Bunu durdurmanın bir yolu yok, algı çok çabuk değişiyor. Bu her yerde böyle. Bunu çözmenin tek yolu belirsizliği azaltmak ve daha geniş tabanlı yatırımları çekmek. Eğer Türkiye'ye direkt yatırım yapan daha çok şirket olsa, onlar geri çekilmeyecekler. O daha büyük bir devamlılık yaratacak. Bunu tekrar sağlamak zorundayız.
ABD ile Çin arasındaki ticaret savaşları küresel ekonomiyi nasıl etkiler? Türkiye burada nasıl bir pozisyon almalı?
Önce Türkiye'den başlayalım. Kurunun yanında yaş da yanar. Eğer büyük bir küresel ticaret savaşı olursa Türkiye'nin üzerinde etkileri olur. 2009 yılında dışarıdaki talebin çökmesi sonucu Türkiye'de de büyük bir resesyon olmuştu. Aynı şey yine olabilir ve Türkiye'nin yapacağı bir şey yok.

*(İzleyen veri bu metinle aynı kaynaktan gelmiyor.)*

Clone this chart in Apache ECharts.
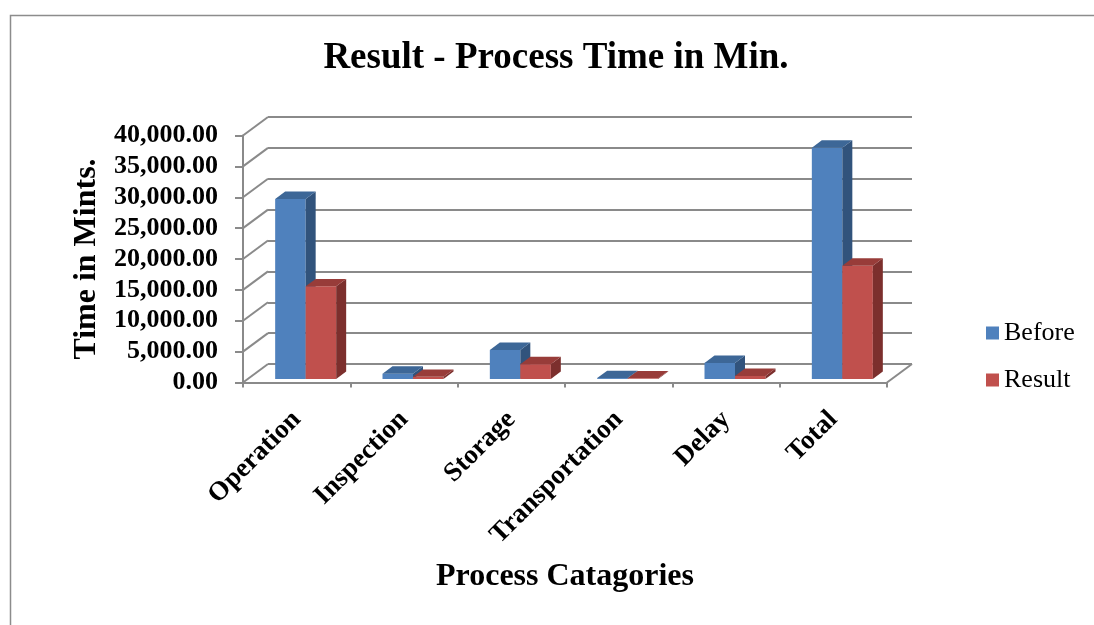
<!DOCTYPE html>
<html>
<head>
<meta charset="utf-8">
<title>Result - Process Time in Min.</title>
<script src="https://cdn.jsdelivr.net/npm/echarts@6/dist/echarts.min.js"></script>
<style>
  html, body { margin: 0; padding: 0; background: #fff; }
  #chart { width: 1094px; height: 625px; }
</style>
</head>
<body>
<div id="chart"></div>
<script>
// Process time per category, in minutes
const categories = ['Operation', 'Inspection', 'Storage', 'Transportation', 'Delay', 'Total'];
const beforeValues = [29150, 850, 4700, 150, 2600, 37450];
const resultValues = [15000, 350, 2400, 100, 500, 18350];
const seriesNames = ['Before', 'Result'];
const valueTicks = [0, 5000, 10000, 15000, 20000, 25000, 30000, 35000, 40000];

const SERIF = '"Liberation Serif", "Times New Roman", serif';
const GRID = { left: 243, top: 135.5, width: 644, height: 247 };
// oblique offset of the back wall relative to the front plane
const DEPTH = { dx: 25, dy: -18.5 };
// bars sit slightly behind the front edge and take part of the depth
const BAR = { front: 0.19, depth: 0.4, width: 30.5, lead: 21.5 };
const LINE = '#8a8a8a';
const palette = [
  { front: '#4f81bd', top: '#3d6797', side: '#31537c' },
  { front: '#c0504d', top: '#983c39', side: '#7c2f2d' }
];

function fmt(v) {
  return Math.round(v).toString().replace(/\B(?=(\d{3})+(?!\d))/g, ',') + '.00';
}

function barRenderer(si) {
  const col = palette[si];
  return function (params, api) {
    const idx = api.value(0);
    const base = api.coord([idx, 0]);
    const top = api.coord([idx, api.value(1)]);
    const oy = BAR.front * DEPTH.dy;
    const bx = BAR.depth * DEPTH.dx, by = BAR.depth * DEPTH.dy;
    const x0 = base[0] - BAR.lead + si * BAR.width;
    const x1 = x0 + BAR.width;
    const yb = base[1] + oy;
    const yt = top[1] + oy;
    return {
      type: 'group',
      children: [
        { type: 'rect', shape: { x: x0, y: yt, width: BAR.width, height: yb - yt },
          style: { fill: col.front } },
        { type: 'polygon', shape: { points: [[x1, yb], [x1, yt], [x1 + bx, yt + by], [x1 + bx, yb + by]] },
          style: { fill: col.side } },
        { type: 'polygon', shape: { points: [[x0, yt], [x1, yt], [x1 + bx, yt + by], [x0 + bx, yt + by]] },
          style: { fill: col.top } }
      ]
    };
  };
}

function wallRenderer(params, api) {
  const cs = params.coordSys;
  const p = api.coord([0, api.value(1)]);
  const lineStyle = { stroke: LINE, lineWidth: 2 };
  const children = [
    { type: 'line', shape: { x1: cs.x, y1: p[1], x2: cs.x + DEPTH.dx, y2: p[1] + DEPTH.dy }, style: lineStyle }
  ];
  if (api.value(1) === 0) {
    const xr = cs.x + cs.width;
    children.push({ type: 'line', shape: { x1: xr, y1: p[1], x2: xr + DEPTH.dx, y2: p[1] + DEPTH.dy }, style: lineStyle });
  }
  return { type: 'group', children: children };
}

const chart = echarts.init(document.getElementById('chart'), null, { renderer: 'canvas' });

chart.setOption({
  animation: false,
  backgroundColor: '#ffffff',
  graphic: [{
    type: 'rect', left: 8, top: 13, silent: true,
    shape: { width: 1200, height: 700 },
    style: { fill: 'none', stroke: '#8c8c8c', lineWidth: 1.5 }
  }],
  title: {
    text: 'Result - Process Time in Min.',
    left: 556, top: 40, textAlign: 'center', padding: 0,
    textStyle: { fontFamily: SERIF, fontSize: 37, fontWeight: 'bold', color: '#000' }
  },
  legend: {
    data: seriesNames,
    orient: 'vertical', left: 986, top: 320, padding: 0,
    itemWidth: 13, itemHeight: 13, itemGap: 21, icon: 'rect',
    textStyle: { fontFamily: SERIF, fontSize: 26, color: '#000', lineHeight: 25 }
  },
  grid: [
    { left: GRID.left, top: GRID.top, width: GRID.width, height: GRID.height },
    { left: GRID.left + DEPTH.dx, top: GRID.top + DEPTH.dy, width: GRID.width, height: GRID.height }
  ],
  xAxis: [
    {
      type: 'category', gridIndex: 0, data: categories, boundaryGap: true,
      axisLine: { lineStyle: { color: LINE, width: 2 } },
      axisTick: { show: true, length: 5, lineStyle: { color: LINE, width: 2 } },
      axisLabel: { interval: 0, rotate: 45, margin: 33, fontFamily: SERIF, fontSize: 27, fontWeight: 'bold', color: '#000' },
      splitLine: { show: false },
      name: 'Process Catagories', nameLocation: 'middle', nameGap: 178,
      nameTextStyle: { fontFamily: SERIF, fontSize: 32, fontWeight: 'bold', color: '#000' }
    },
    {
      type: 'category', gridIndex: 1, data: categories, boundaryGap: true,
      axisLine: { show: false }, axisTick: { show: false }, axisLabel: { show: false }, splitLine: { show: false }
    }
  ],
  yAxis: [
    {
      type: 'value', gridIndex: 0, min: 0, max: 40000, interval: 5000,
      axisLine: { show: true, lineStyle: { color: LINE, width: 2 } },
      axisTick: { show: true, length: 8, lineStyle: { color: LINE, width: 2 } },
      axisLabel: { margin: 25, formatter: fmt, fontFamily: SERIF, fontSize: 26, fontWeight: 'bold', color: '#000' },
      splitLine: { show: false },
      name: 'Time in Mints.', nameLocation: 'middle', nameGap: 139,
      nameTextStyle: { fontFamily: SERIF, fontSize: 32, fontWeight: 'bold', color: '#000' }
    },
    {
      type: 'value', gridIndex: 1, min: 0, max: 40000, interval: 5000,
      axisLine: { show: false }, axisTick: { show: false }, axisLabel: { show: false },
      splitLine: { show: true, lineStyle: { color: LINE, width: 2 } }
    }
  ],
  series: [
    {
      type: 'custom', name: 'wall', silent: true, xAxisIndex: 0, yAxisIndex: 0,
      renderItem: wallRenderer,
      data: valueTicks.map(v => [0, v])
    },
    {
      type: 'custom', name: seriesNames[0], xAxisIndex: 0, yAxisIndex: 0,
      itemStyle: { color: palette[0].front },
      renderItem: barRenderer(0),
      data: beforeValues.map((v, i) => [i, v])
    },
    {
      type: 'custom', name: seriesNames[1], xAxisIndex: 0, yAxisIndex: 0,
      itemStyle: { color: palette[1].front },
      renderItem: barRenderer(1),
      data: resultValues.map((v, i) => [i, v])
    }
  ]
});
</script>
</body>
</html>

Çin ile ABD arasındaki problemler şu anda önemli bir faktör ama dünya ekonomisini tıkayan tek faktör değil. Dünyada yapısal olarak başka problemler de var. ABD'ye de Avrupa'ya da bakarsanız, olması gereken düzeyden daha düşük büyüyorlar. Çin'in zaten büyük ekonomik problemleri var.
ABD ile Çin arasındaki anlaşmazlıkların bir bölümü Trump'ın yanlış politikalarından kaynaklanıyor ama bir bölümü de doğru. Yanlış kısmı, Çin bize çok ihracat yapıyor ve bizden yeterince mal almıyor denmesi. Ama doğru bölümü de şu ki Çin'in gelişme sistemi yabancı şirketlerden teknoloji çalmaya dayanıyor. Bu çok sistematik ve inanılmayacak boyutta yapılıyor.
Çin'e giden her şirketin gizli ya da açık olarak teknolojileri alınıyor ve başka şirketler tarafından kullanılıyor. Çin bundan acayip faydalanıyor ve bunu bırakmayacak. Bunun 10 yıl önce halledilmesi gerekiyordu ama edilmedi. Şu anda Çin'in düşüncesi şu: Biz o kadar büyük bir piyasa haline geldik ki büyük şirketler bize gelmek zorunda.
Gelirlerse de biz onların teknolojilerini ellerinden alacağız. Asıl problem bu ama bunu söyleyen sadece birkaç kişi var. Şu andaki saçma sapan ticaret savaşları bununla alakalı değil. Bu problemin çözülmesi lazım.